→ AIM OF THE EXERCISE
All the data below goes into the copy word for word, but the pictures don't.

→ PROVIDED MATERIAL
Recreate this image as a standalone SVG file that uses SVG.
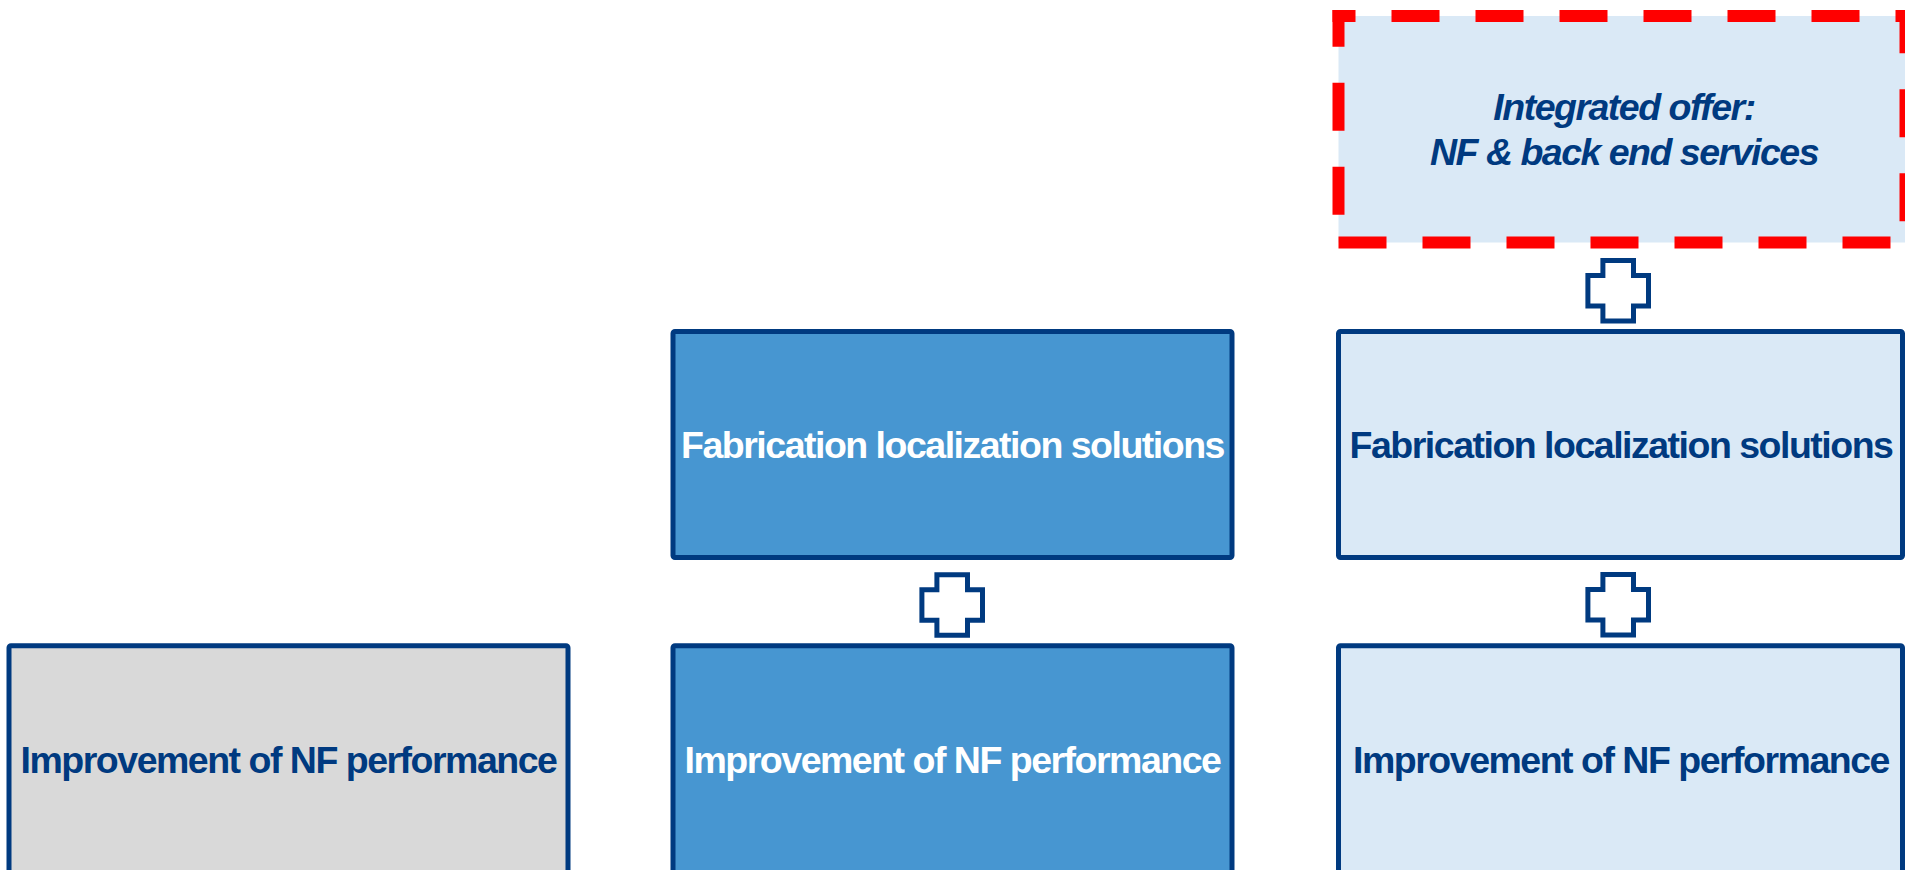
<svg xmlns="http://www.w3.org/2000/svg" width="1905" height="870" viewBox="0 0 1905 870">
  <style>
    .box { stroke: #003A80; stroke-width: 5; }
    .gray { fill: #D9D9D9; }
    .mid { fill: #4796D1; }
    .light { fill: #DAE9F6; }
    .lbl { font-family: "Liberation Sans", Arial, sans-serif; font-weight: bold; font-size: 37.5px; letter-spacing: -1.5px; text-anchor: middle; }
    .dark { fill: #003A80; }
    .white { fill: #FFFFFF; }
    .plus { fill: #FFFFFF; stroke: #003A80; stroke-width: 5; }
    .dash { fill: none; stroke: #FF0000; stroke-width: 12; stroke-dasharray: 48 36; stroke-linecap: butt; }
  </style>
  <defs>
    <path id="plusShape" d="M -15.3 -30.3 H 15.3 V -15.3 H 30.3 V 15.3 H 15.3 V 30.3 H -15.3 V 15.3 H -30.3 V -15.3 H -15.3 Z"/>
  </defs>
  <rect width="1905" height="870" fill="#FFFFFF"/>

  <g id="integrated-offer">
    <rect x="1338.5" y="16" width="567" height="226.5" fill="#DAE9F6"/>
    <line class="dash" x1="1332.5" y1="16" x2="1911.5" y2="16" stroke-dashoffset="25"/>
    <line class="dash" x1="1338.5" y1="10" x2="1338.5" y2="248.5" stroke-dashoffset="11.3"/>
    <line class="dash" x1="1338.5" y1="242.5" x2="1911.5" y2="242.5"/>
    <line class="dash" x1="1905.5" y1="10" x2="1905.5" y2="248.5" stroke-dashoffset="4.7"/>
    <text class="lbl dark" font-style="italic" x="1624" y="120">Integrated offer:</text>
    <text class="lbl dark" font-style="italic" x="1624" y="165">NF &amp; back end services</text>
  </g>

  <g id="fab-mid">
    <rect class="box mid" x="673" y="331.5" width="559" height="226" rx="2"/>
    <text class="lbl white" x="952.5" y="458">Fabrication localization solutions</text>
  </g>

  <g id="fab-right">
    <rect class="box light" x="1338.5" y="331.5" width="564" height="226" rx="2"/>
    <text class="lbl dark" x="1621" y="458">Fabrication localization solutions</text>
  </g>

  <g id="nf-gray">
    <rect class="box gray" x="9" y="645.8" width="559" height="232" rx="2"/>
    <text class="lbl dark" x="288.5" y="772.5">Improvement of NF performance</text>
  </g>

  <g id="nf-mid">
    <rect class="box mid" x="673" y="645.8" width="559" height="232" rx="2"/>
    <text class="lbl white" x="952.5" y="772.5">Improvement of NF performance</text>
  </g>

  <g id="nf-right">
    <rect class="box light" x="1338.5" y="645.8" width="564" height="232" rx="2"/>
    <text class="lbl dark" x="1621" y="772.5">Improvement of NF performance</text>
  </g>

  <g id="connectors">
    <use href="#plusShape" class="plus" transform="translate(1618.2 290.8)"/>
    <use href="#plusShape" class="plus" transform="translate(952.2 605)"/>
    <use href="#plusShape" class="plus" transform="translate(1618.2 604.8)"/>
  </g>
</svg>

→ EXPECTED ANSWER
Recreate this image as a standalone SVG file that uses SVG.
<svg xmlns="http://www.w3.org/2000/svg" width="1905" height="870" viewBox="0 0 1905 870">
  <style>
    .box { stroke: #003A80; stroke-width: 5; }
    .gray { fill: #D9D9D9; }
    .mid { fill: #4796D1; }
    .light { fill: #DAE9F6; }
    .lbl { font-family: "Liberation Sans", Arial, sans-serif; font-weight: bold; font-size: 37.5px; letter-spacing: -1.5px; text-anchor: middle; }
    .dark { fill: #003A80; }
    .white { fill: #FFFFFF; }
    .plus { fill: #FFFFFF; stroke: #003A80; stroke-width: 5; }
    .dash { fill: none; stroke: #FF0000; stroke-width: 12; stroke-dasharray: 48 36; stroke-linecap: butt; }
  </style>
  <defs>
    <path id="plusShape" d="M -15.3 -30.3 H 15.3 V -15.3 H 30.3 V 15.3 H 15.3 V 30.3 H -15.3 V 15.3 H -30.3 V -15.3 H -15.3 Z"/>
  </defs>
  <rect width="1905" height="870" fill="#FFFFFF"/>

  <g id="integrated-offer">
    <rect x="1338.5" y="16" width="567" height="226.5" fill="#DAE9F6"/>
    <line class="dash" x1="1332.5" y1="16" x2="1911.5" y2="16" stroke-dashoffset="25"/>
    <line class="dash" x1="1338.5" y1="10" x2="1338.5" y2="248.5" stroke-dashoffset="11.3"/>
    <line class="dash" x1="1338.5" y1="242.5" x2="1911.5" y2="242.5"/>
    <line class="dash" x1="1905.5" y1="10" x2="1905.5" y2="248.5" stroke-dashoffset="4.7"/>
    <text class="lbl dark" font-style="italic" x="1624" y="120">Integrated offer:</text>
    <text class="lbl dark" font-style="italic" x="1624" y="165">NF &amp; back end services</text>
  </g>

  <g id="fab-mid">
    <rect class="box mid" x="673" y="331.5" width="559" height="226" rx="2"/>
    <text class="lbl white" x="952.5" y="458">Fabrication localization solutions</text>
  </g>

  <g id="fab-right">
    <rect class="box light" x="1338.5" y="331.5" width="564" height="226" rx="2"/>
    <text class="lbl dark" x="1621" y="458">Fabrication localization solutions</text>
  </g>

  <g id="nf-gray">
    <rect class="box gray" x="9" y="645.8" width="559" height="232" rx="2"/>
    <text class="lbl dark" x="288.5" y="772.5">Improvement of NF performance</text>
  </g>

  <g id="nf-mid">
    <rect class="box mid" x="673" y="645.8" width="559" height="232" rx="2"/>
    <text class="lbl white" x="952.5" y="772.5">Improvement of NF performance</text>
  </g>

  <g id="nf-right">
    <rect class="box light" x="1338.5" y="645.8" width="564" height="232" rx="2"/>
    <text class="lbl dark" x="1621" y="772.5">Improvement of NF performance</text>
  </g>

  <g id="connectors">
    <use href="#plusShape" class="plus" transform="translate(1618.2 290.8)"/>
    <use href="#plusShape" class="plus" transform="translate(952.2 605)"/>
    <use href="#plusShape" class="plus" transform="translate(1618.2 604.8)"/>
  </g>
</svg>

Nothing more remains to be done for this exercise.